Task to carry out: Write out the material exactly, leaving every picture behind.

Recorded data:
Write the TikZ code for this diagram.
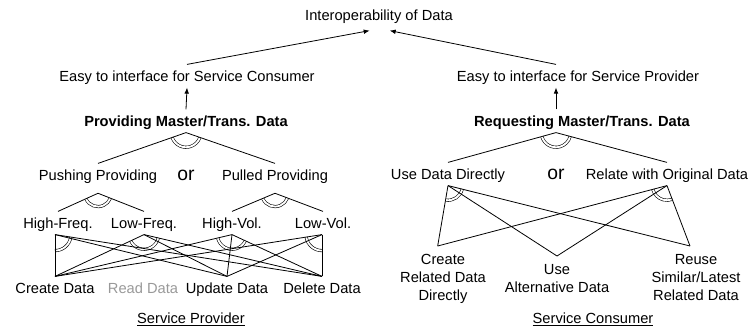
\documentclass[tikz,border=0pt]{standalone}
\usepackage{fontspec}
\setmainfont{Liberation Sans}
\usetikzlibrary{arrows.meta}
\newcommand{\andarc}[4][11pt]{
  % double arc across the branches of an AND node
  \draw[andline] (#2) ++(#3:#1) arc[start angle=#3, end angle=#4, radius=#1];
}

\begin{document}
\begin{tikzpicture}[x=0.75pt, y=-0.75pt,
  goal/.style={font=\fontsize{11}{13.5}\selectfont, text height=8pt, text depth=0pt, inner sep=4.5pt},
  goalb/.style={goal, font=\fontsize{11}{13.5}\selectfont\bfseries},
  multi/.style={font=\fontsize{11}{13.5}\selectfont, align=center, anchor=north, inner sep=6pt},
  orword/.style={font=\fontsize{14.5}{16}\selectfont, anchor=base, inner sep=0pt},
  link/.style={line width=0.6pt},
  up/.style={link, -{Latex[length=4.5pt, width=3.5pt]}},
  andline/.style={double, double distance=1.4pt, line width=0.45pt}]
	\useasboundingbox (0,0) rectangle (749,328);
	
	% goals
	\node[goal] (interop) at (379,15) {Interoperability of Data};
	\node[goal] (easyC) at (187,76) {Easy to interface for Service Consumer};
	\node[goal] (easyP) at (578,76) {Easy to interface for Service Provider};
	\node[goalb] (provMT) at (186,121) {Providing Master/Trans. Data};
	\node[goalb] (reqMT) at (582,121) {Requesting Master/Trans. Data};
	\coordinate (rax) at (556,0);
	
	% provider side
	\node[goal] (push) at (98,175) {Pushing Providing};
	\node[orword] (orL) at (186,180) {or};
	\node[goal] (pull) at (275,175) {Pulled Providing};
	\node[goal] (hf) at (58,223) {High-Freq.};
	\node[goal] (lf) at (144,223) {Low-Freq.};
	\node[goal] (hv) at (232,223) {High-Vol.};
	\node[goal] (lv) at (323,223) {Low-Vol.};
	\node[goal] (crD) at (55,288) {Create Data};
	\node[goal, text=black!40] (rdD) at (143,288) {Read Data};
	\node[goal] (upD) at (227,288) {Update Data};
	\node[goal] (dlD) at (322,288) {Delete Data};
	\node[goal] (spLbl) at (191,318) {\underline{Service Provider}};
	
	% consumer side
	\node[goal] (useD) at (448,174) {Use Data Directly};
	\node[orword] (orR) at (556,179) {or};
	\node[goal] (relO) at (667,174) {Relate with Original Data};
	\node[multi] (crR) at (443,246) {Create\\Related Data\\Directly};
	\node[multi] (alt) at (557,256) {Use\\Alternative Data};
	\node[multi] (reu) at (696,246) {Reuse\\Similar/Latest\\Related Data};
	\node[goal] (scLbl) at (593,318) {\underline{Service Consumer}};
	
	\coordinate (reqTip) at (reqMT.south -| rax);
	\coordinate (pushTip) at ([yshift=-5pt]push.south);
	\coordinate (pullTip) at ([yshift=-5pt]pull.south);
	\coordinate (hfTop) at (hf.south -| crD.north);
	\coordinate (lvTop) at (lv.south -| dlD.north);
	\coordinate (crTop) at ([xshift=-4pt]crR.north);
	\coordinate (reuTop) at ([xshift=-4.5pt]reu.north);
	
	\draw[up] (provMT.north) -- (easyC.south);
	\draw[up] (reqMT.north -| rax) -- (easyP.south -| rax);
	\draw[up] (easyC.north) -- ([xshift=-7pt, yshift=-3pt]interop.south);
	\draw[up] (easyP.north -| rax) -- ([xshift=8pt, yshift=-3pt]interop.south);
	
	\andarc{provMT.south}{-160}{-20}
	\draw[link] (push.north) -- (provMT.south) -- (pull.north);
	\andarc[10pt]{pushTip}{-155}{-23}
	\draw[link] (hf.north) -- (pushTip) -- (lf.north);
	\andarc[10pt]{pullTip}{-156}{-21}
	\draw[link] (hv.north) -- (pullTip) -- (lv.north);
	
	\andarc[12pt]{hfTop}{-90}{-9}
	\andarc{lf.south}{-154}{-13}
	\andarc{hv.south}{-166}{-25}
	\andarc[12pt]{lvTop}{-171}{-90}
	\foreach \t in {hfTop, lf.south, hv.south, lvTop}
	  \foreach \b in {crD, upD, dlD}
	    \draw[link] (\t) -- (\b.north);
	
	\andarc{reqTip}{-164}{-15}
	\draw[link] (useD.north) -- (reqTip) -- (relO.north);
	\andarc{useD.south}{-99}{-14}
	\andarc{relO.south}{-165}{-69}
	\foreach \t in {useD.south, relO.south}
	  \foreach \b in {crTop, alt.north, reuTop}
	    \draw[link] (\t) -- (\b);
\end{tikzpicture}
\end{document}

Exercise result:
Write the TikZ code for this diagram.
\documentclass[tikz,border=0pt]{standalone}
\usepackage{fontspec}
\setmainfont{Liberation Sans}
\usetikzlibrary{arrows.meta}
\newcommand{\andarc}[4][11pt]{
  % double arc across the branches of an AND node
  \draw[andline] (#2) ++(#3:#1) arc[start angle=#3, end angle=#4, radius=#1];
}

\begin{document}
\begin{tikzpicture}[x=0.75pt, y=-0.75pt,
  goal/.style={font=\fontsize{11}{13.5}\selectfont, text height=8pt, text depth=0pt, inner sep=4.5pt},
  goalb/.style={goal, font=\fontsize{11}{13.5}\selectfont\bfseries},
  multi/.style={font=\fontsize{11}{13.5}\selectfont, align=center, anchor=north, inner sep=6pt},
  orword/.style={font=\fontsize{14.5}{16}\selectfont, anchor=base, inner sep=0pt},
  link/.style={line width=0.6pt},
  up/.style={link, -{Latex[length=4.5pt, width=3.5pt]}},
  andline/.style={double, double distance=1.4pt, line width=0.45pt}]
	\useasboundingbox (0,0) rectangle (749,328);
	
	% goals
	\node[goal] (interop) at (379,15) {Interoperability of Data};
	\node[goal] (easyC) at (187,76) {Easy to interface for Service Consumer};
	\node[goal] (easyP) at (578,76) {Easy to interface for Service Provider};
	\node[goalb] (provMT) at (186,121) {Providing Master/Trans. Data};
	\node[goalb] (reqMT) at (582,121) {Requesting Master/Trans. Data};
	\coordinate (rax) at (556,0);
	
	% provider side
	\node[goal] (push) at (98,175) {Pushing Providing};
	\node[orword] (orL) at (186,180) {or};
	\node[goal] (pull) at (275,175) {Pulled Providing};
	\node[goal] (hf) at (58,223) {High-Freq.};
	\node[goal] (lf) at (144,223) {Low-Freq.};
	\node[goal] (hv) at (232,223) {High-Vol.};
	\node[goal] (lv) at (323,223) {Low-Vol.};
	\node[goal] (crD) at (55,288) {Create Data};
	\node[goal, text=black!40] (rdD) at (143,288) {Read Data};
	\node[goal] (upD) at (227,288) {Update Data};
	\node[goal] (dlD) at (322,288) {Delete Data};
	\node[goal] (spLbl) at (191,318) {\underline{Service Provider}};
	
	% consumer side
	\node[goal] (useD) at (448,174) {Use Data Directly};
	\node[orword] (orR) at (556,179) {or};
	\node[goal] (relO) at (667,174) {Relate with Original Data};
	\node[multi] (crR) at (443,246) {Create\\Related Data\\Directly};
	\node[multi] (alt) at (557,256) {Use\\Alternative Data};
	\node[multi] (reu) at (696,246) {Reuse\\Similar/Latest\\Related Data};
	\node[goal] (scLbl) at (593,318) {\underline{Service Consumer}};
	
	\coordinate (reqTip) at (reqMT.south -| rax);
	\coordinate (pushTip) at ([yshift=-5pt]push.south);
	\coordinate (pullTip) at ([yshift=-5pt]pull.south);
	\coordinate (hfTop) at (hf.south -| crD.north);
	\coordinate (lvTop) at (lv.south -| dlD.north);
	\coordinate (crTop) at ([xshift=-4pt]crR.north);
	\coordinate (reuTop) at ([xshift=-4.5pt]reu.north);
	
	\draw[up] (provMT.north) -- (easyC.south);
	\draw[up] (reqMT.north -| rax) -- (easyP.south -| rax);
	\draw[up] (easyC.north) -- ([xshift=-7pt, yshift=-3pt]interop.south);
	\draw[up] (easyP.north -| rax) -- ([xshift=8pt, yshift=-3pt]interop.south);
	
	\andarc{provMT.south}{-160}{-20}
	\draw[link] (push.north) -- (provMT.south) -- (pull.north);
	\andarc[10pt]{pushTip}{-155}{-23}
	\draw[link] (hf.north) -- (pushTip) -- (lf.north);
	\andarc[10pt]{pullTip}{-156}{-21}
	\draw[link] (hv.north) -- (pullTip) -- (lv.north);
	
	\andarc[12pt]{hfTop}{-90}{-9}
	\andarc{lf.south}{-154}{-13}
	\andarc{hv.south}{-166}{-25}
	\andarc[12pt]{lvTop}{-171}{-90}
	\foreach \t in {hfTop, lf.south, hv.south, lvTop}
	  \foreach \b in {crD, upD, dlD}
	    \draw[link] (\t) -- (\b.north);
	
	\andarc{reqTip}{-164}{-15}
	\draw[link] (useD.north) -- (reqTip) -- (relO.north);
	\andarc{useD.south}{-99}{-14}
	\andarc{relO.south}{-165}{-69}
	\foreach \t in {useD.south, relO.south}
	  \foreach \b in {crTop, alt.north, reuTop}
	    \draw[link] (\t) -- (\b);
\end{tikzpicture}
\end{document}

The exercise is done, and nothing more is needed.